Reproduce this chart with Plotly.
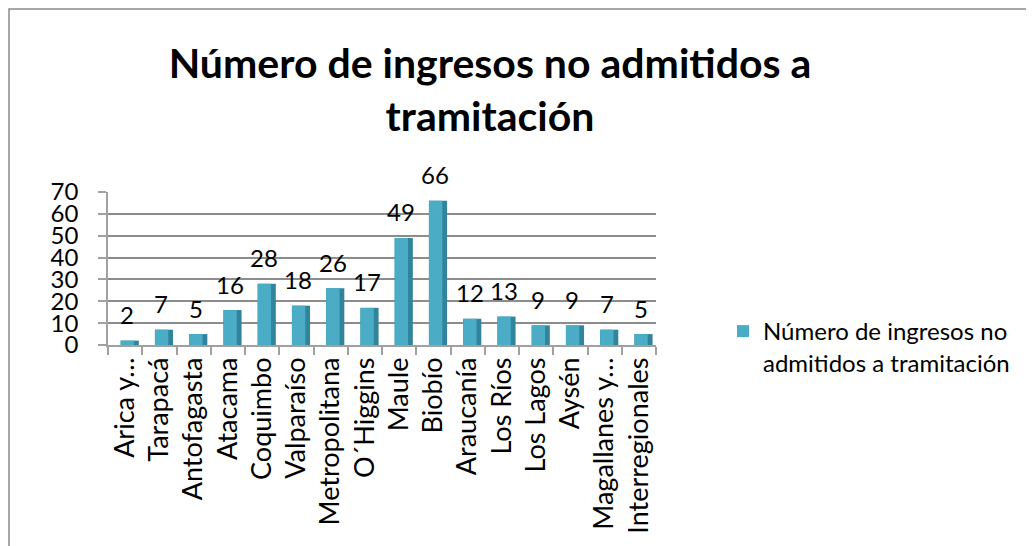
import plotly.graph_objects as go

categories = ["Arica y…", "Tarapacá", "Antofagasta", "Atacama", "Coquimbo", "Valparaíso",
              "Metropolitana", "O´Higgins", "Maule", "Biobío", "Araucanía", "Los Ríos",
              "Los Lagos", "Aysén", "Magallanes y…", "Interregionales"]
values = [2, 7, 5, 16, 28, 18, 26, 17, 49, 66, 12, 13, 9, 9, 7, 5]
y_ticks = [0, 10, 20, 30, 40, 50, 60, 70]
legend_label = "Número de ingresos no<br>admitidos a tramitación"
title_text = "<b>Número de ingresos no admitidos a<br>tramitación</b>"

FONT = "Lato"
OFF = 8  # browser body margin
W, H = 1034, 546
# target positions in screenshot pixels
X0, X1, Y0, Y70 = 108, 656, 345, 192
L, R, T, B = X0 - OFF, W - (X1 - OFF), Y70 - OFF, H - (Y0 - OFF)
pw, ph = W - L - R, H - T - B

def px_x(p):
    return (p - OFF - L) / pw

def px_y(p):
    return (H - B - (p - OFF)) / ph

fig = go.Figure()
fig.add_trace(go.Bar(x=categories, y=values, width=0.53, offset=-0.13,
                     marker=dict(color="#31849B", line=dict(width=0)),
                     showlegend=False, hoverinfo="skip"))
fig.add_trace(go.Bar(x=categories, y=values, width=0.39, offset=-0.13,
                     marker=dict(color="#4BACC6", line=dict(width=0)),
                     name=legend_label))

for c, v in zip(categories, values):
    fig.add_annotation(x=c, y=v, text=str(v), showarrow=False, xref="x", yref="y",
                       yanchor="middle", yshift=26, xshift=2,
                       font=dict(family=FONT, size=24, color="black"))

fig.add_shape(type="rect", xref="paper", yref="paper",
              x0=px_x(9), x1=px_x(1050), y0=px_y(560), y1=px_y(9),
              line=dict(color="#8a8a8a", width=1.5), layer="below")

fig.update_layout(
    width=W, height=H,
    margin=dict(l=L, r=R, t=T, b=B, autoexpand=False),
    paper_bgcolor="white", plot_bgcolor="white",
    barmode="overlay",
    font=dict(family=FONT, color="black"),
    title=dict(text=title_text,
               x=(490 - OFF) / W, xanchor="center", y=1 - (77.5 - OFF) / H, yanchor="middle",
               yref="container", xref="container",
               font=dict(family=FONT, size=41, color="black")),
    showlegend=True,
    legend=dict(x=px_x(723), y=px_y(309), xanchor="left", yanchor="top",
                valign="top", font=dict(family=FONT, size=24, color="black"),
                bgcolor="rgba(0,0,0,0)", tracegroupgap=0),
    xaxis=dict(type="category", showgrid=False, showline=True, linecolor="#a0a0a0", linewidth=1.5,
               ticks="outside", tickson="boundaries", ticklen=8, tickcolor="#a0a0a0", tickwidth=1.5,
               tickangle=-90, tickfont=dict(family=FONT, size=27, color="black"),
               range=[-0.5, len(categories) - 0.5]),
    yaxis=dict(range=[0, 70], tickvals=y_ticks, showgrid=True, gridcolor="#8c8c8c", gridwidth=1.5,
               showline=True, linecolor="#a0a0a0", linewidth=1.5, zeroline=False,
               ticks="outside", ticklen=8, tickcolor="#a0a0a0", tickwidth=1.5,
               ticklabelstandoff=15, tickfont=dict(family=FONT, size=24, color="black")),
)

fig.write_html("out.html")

####

[Set task]: In your copy of the listing above, reproduce each line exactly and omit all pictures.

[Finished answer]:
Reproduce this chart with Plotly.
import plotly.graph_objects as go

categories = ["Arica y…", "Tarapacá", "Antofagasta", "Atacama", "Coquimbo", "Valparaíso",
              "Metropolitana", "O´Higgins", "Maule", "Biobío", "Araucanía", "Los Ríos",
              "Los Lagos", "Aysén", "Magallanes y…", "Interregionales"]
values = [2, 7, 5, 16, 28, 18, 26, 17, 49, 66, 12, 13, 9, 9, 7, 5]
y_ticks = [0, 10, 20, 30, 40, 50, 60, 70]
legend_label = "Número de ingresos no<br>admitidos a tramitación"
title_text = "<b>Número de ingresos no admitidos a<br>tramitación</b>"

FONT = "Lato"
OFF = 8  # browser body margin
W, H = 1034, 546
# target positions in screenshot pixels
X0, X1, Y0, Y70 = 108, 656, 345, 192
L, R, T, B = X0 - OFF, W - (X1 - OFF), Y70 - OFF, H - (Y0 - OFF)
pw, ph = W - L - R, H - T - B

def px_x(p):
    return (p - OFF - L) / pw

def px_y(p):
    return (H - B - (p - OFF)) / ph

fig = go.Figure()
fig.add_trace(go.Bar(x=categories, y=values, width=0.53, offset=-0.13,
                     marker=dict(color="#31849B", line=dict(width=0)),
                     showlegend=False, hoverinfo="skip"))
fig.add_trace(go.Bar(x=categories, y=values, width=0.39, offset=-0.13,
                     marker=dict(color="#4BACC6", line=dict(width=0)),
                     name=legend_label))

for c, v in zip(categories, values):
    fig.add_annotation(x=c, y=v, text=str(v), showarrow=False, xref="x", yref="y",
                       yanchor="middle", yshift=26, xshift=2,
                       font=dict(family=FONT, size=24, color="black"))

fig.add_shape(type="rect", xref="paper", yref="paper",
              x0=px_x(9), x1=px_x(1050), y0=px_y(560), y1=px_y(9),
              line=dict(color="#8a8a8a", width=1.5), layer="below")

fig.update_layout(
    width=W, height=H,
    margin=dict(l=L, r=R, t=T, b=B, autoexpand=False),
    paper_bgcolor="white", plot_bgcolor="white",
    barmode="overlay",
    font=dict(family=FONT, color="black"),
    title=dict(text=title_text,
               x=(490 - OFF) / W, xanchor="center", y=1 - (77.5 - OFF) / H, yanchor="middle",
               yref="container", xref="container",
               font=dict(family=FONT, size=41, color="black")),
    showlegend=True,
    legend=dict(x=px_x(723), y=px_y(309), xanchor="left", yanchor="top",
                valign="top", font=dict(family=FONT, size=24, color="black"),
                bgcolor="rgba(0,0,0,0)", tracegroupgap=0),
    xaxis=dict(type="category", showgrid=False, showline=True, linecolor="#a0a0a0", linewidth=1.5,
               ticks="outside", tickson="boundaries", ticklen=8, tickcolor="#a0a0a0", tickwidth=1.5,
               tickangle=-90, tickfont=dict(family=FONT, size=27, color="black"),
               range=[-0.5, len(categories) - 0.5]),
    yaxis=dict(range=[0, 70], tickvals=y_ticks, showgrid=True, gridcolor="#8c8c8c", gridwidth=1.5,
               showline=True, linecolor="#a0a0a0", linewidth=1.5, zeroline=False,
               ticks="outside", ticklen=8, tickcolor="#a0a0a0", tickwidth=1.5,
               ticklabelstandoff=15, tickfont=dict(family=FONT, size=24, color="black")),
)

fig.write_html("out.html")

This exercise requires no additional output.